→ What you will do:
Leave out all pictures and return, exactly as written, the lines from the line containing "Generate a Python" to the line containing "iterations = list(range(0, 201))", both ends kept.

==== Input ====

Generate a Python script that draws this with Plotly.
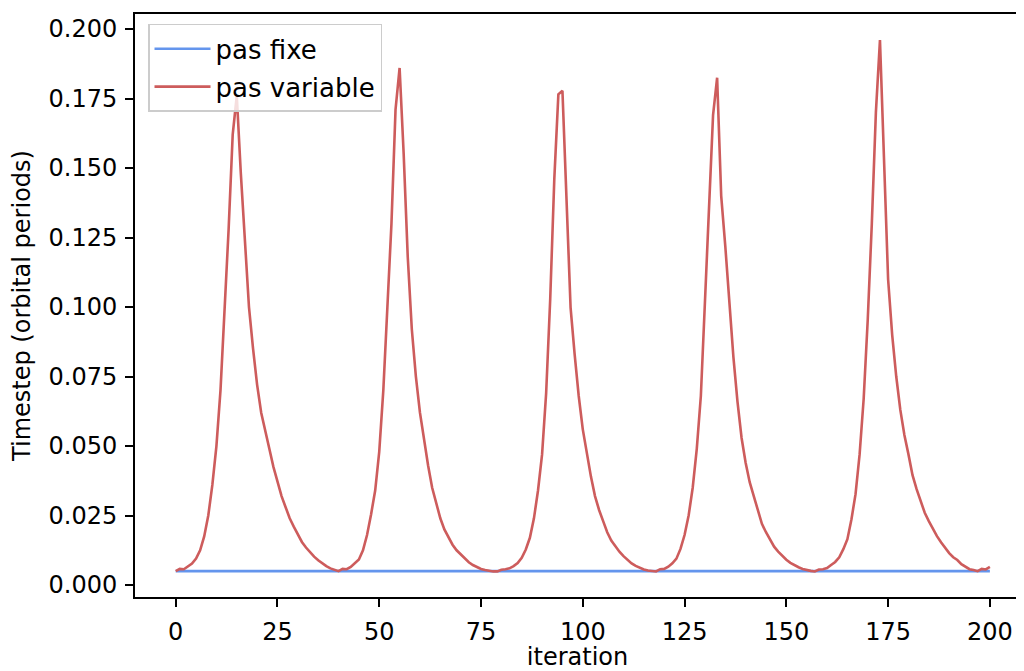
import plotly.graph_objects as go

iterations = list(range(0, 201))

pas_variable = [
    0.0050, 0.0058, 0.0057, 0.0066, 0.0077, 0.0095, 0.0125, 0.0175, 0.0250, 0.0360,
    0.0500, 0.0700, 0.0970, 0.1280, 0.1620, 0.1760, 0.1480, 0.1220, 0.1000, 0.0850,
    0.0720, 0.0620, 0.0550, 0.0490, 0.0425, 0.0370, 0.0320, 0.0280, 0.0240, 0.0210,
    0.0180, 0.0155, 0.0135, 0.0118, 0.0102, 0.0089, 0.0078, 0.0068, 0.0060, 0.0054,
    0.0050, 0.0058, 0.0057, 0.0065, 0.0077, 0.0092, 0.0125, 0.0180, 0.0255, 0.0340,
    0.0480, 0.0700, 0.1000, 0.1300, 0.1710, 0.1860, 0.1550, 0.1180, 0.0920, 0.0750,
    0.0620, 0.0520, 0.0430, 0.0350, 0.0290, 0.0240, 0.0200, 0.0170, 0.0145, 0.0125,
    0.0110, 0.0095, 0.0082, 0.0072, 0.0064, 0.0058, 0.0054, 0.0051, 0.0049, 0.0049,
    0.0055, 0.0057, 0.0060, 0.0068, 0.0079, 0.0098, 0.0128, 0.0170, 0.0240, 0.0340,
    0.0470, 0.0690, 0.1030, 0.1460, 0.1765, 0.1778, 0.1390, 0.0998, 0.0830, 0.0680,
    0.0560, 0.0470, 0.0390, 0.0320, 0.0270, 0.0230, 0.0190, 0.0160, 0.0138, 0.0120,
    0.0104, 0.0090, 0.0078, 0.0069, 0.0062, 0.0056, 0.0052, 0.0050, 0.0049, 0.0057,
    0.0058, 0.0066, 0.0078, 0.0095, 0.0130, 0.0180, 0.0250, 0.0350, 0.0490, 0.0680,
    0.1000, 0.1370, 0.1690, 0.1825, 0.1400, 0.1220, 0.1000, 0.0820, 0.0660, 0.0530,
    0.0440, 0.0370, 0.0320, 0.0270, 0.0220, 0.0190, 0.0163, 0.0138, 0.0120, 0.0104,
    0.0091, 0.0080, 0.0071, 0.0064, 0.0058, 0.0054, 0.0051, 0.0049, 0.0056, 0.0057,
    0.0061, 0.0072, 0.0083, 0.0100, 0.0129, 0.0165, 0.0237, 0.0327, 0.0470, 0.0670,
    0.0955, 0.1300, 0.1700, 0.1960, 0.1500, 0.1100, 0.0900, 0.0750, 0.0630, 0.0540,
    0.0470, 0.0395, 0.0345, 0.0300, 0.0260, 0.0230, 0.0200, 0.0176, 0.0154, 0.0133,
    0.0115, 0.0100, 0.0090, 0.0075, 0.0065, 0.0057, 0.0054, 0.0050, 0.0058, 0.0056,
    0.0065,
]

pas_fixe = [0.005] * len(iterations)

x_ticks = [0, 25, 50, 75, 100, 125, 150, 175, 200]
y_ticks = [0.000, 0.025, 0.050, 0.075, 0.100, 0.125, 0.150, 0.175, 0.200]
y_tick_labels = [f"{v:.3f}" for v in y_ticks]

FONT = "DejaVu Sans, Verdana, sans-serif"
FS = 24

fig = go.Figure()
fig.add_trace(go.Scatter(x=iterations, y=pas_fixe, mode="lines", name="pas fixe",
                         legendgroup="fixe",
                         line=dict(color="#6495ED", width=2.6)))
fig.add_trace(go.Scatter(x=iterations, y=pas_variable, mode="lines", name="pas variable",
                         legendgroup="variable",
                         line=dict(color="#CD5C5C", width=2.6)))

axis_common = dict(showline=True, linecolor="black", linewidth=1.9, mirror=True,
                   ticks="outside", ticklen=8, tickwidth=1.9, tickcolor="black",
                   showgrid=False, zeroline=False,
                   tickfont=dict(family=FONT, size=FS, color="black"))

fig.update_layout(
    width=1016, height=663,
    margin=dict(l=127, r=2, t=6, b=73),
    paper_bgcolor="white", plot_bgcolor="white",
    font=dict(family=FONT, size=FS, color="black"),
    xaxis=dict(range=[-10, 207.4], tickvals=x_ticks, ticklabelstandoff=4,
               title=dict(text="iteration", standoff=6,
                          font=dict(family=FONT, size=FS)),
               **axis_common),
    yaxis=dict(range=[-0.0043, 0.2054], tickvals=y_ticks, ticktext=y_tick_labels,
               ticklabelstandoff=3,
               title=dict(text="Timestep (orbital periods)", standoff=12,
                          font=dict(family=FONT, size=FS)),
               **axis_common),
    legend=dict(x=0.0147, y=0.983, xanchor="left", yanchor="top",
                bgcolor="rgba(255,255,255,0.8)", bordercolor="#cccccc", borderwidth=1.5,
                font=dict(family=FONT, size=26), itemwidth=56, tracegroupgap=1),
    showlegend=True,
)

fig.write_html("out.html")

====
==== Input ====

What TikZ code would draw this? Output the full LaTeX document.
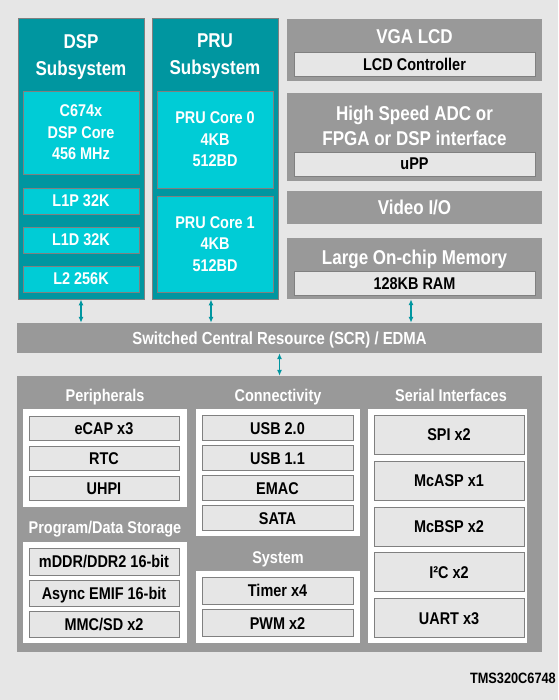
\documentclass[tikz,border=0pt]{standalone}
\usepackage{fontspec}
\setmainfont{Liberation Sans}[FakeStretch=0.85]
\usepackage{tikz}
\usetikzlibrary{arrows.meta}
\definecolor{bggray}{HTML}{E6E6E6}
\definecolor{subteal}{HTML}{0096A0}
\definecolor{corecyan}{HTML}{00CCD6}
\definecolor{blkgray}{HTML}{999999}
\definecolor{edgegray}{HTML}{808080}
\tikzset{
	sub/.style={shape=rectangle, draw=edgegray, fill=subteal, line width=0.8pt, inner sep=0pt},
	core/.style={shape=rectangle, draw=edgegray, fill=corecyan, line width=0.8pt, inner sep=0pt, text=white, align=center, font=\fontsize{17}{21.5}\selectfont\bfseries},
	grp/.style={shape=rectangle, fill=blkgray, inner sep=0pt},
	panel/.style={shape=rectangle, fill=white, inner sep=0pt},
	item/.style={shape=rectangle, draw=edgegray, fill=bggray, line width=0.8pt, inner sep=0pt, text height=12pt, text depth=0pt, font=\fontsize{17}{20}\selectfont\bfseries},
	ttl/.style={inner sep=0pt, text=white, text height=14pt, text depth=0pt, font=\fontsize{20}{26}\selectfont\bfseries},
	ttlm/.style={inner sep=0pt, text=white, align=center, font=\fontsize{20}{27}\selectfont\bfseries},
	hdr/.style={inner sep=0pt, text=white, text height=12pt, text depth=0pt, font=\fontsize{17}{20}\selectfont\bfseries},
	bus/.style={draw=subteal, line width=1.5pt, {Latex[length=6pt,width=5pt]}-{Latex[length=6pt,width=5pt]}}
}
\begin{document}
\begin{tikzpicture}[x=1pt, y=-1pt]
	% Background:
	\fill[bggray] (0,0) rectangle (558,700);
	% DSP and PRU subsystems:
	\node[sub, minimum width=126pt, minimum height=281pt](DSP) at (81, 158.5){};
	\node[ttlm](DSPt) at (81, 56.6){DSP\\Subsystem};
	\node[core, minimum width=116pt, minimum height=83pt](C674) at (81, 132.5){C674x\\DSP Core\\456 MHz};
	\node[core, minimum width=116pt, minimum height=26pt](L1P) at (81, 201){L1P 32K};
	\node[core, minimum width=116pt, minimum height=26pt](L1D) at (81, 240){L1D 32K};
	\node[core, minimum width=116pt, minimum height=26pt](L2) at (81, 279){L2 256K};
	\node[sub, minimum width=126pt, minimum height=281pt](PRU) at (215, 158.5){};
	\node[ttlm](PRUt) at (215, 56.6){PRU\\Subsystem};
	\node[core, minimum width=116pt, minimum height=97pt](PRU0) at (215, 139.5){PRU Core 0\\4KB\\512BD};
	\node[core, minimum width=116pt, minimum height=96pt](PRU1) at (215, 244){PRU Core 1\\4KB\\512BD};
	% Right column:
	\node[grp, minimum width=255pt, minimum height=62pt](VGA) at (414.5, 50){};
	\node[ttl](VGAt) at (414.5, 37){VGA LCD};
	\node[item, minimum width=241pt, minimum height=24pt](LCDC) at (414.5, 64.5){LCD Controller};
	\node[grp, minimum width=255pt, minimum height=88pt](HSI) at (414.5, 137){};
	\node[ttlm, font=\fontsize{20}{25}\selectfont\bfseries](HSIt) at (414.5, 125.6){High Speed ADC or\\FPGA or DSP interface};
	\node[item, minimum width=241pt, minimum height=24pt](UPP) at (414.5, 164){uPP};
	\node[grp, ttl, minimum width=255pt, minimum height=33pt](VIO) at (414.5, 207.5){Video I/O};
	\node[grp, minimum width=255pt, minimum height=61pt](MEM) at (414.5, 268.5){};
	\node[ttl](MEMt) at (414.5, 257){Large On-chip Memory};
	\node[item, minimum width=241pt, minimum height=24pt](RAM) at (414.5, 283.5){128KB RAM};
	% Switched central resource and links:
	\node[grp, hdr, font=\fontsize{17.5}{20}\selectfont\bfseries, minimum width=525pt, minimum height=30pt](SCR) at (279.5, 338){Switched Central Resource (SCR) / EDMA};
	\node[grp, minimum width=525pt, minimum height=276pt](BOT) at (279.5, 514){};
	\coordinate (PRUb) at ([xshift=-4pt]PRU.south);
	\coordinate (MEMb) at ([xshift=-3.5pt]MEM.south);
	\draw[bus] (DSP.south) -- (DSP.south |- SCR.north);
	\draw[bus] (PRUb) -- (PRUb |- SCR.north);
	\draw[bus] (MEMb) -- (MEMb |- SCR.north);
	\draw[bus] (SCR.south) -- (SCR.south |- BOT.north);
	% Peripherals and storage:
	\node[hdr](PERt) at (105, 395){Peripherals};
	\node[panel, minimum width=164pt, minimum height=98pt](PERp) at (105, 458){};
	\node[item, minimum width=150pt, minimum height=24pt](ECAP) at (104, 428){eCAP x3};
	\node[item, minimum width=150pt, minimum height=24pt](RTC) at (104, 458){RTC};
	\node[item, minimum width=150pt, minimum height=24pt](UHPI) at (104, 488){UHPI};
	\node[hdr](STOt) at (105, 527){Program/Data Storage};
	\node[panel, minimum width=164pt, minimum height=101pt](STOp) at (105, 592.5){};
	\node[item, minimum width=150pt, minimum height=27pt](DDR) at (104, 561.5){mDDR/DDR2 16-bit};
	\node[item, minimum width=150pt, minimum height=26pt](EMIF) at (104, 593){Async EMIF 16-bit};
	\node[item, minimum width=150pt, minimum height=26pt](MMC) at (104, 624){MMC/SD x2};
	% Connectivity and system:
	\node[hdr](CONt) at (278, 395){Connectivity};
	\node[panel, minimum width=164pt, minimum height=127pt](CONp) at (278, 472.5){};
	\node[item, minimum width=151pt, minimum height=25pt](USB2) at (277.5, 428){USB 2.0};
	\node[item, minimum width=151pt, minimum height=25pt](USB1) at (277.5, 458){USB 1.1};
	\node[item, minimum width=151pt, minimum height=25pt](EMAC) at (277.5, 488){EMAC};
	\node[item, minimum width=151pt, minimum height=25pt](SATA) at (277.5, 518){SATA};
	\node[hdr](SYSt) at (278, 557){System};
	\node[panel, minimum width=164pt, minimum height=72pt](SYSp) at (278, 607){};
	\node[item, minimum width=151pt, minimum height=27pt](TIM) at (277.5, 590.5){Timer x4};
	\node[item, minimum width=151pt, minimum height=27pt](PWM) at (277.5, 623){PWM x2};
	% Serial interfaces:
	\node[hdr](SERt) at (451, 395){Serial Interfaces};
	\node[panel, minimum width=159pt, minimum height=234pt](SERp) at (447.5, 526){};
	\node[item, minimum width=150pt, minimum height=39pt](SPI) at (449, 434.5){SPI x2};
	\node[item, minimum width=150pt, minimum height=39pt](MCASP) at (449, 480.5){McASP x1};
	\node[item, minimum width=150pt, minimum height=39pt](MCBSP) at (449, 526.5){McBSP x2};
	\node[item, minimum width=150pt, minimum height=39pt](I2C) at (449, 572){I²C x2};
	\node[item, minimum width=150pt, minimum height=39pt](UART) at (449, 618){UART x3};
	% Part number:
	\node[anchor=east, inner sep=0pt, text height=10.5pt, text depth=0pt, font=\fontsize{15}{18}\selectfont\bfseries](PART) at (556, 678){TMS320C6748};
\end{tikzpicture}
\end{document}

====

→ The solution:
Generate a Python script that draws this with Plotly.
import plotly.graph_objects as go

iterations = list(range(0, 201))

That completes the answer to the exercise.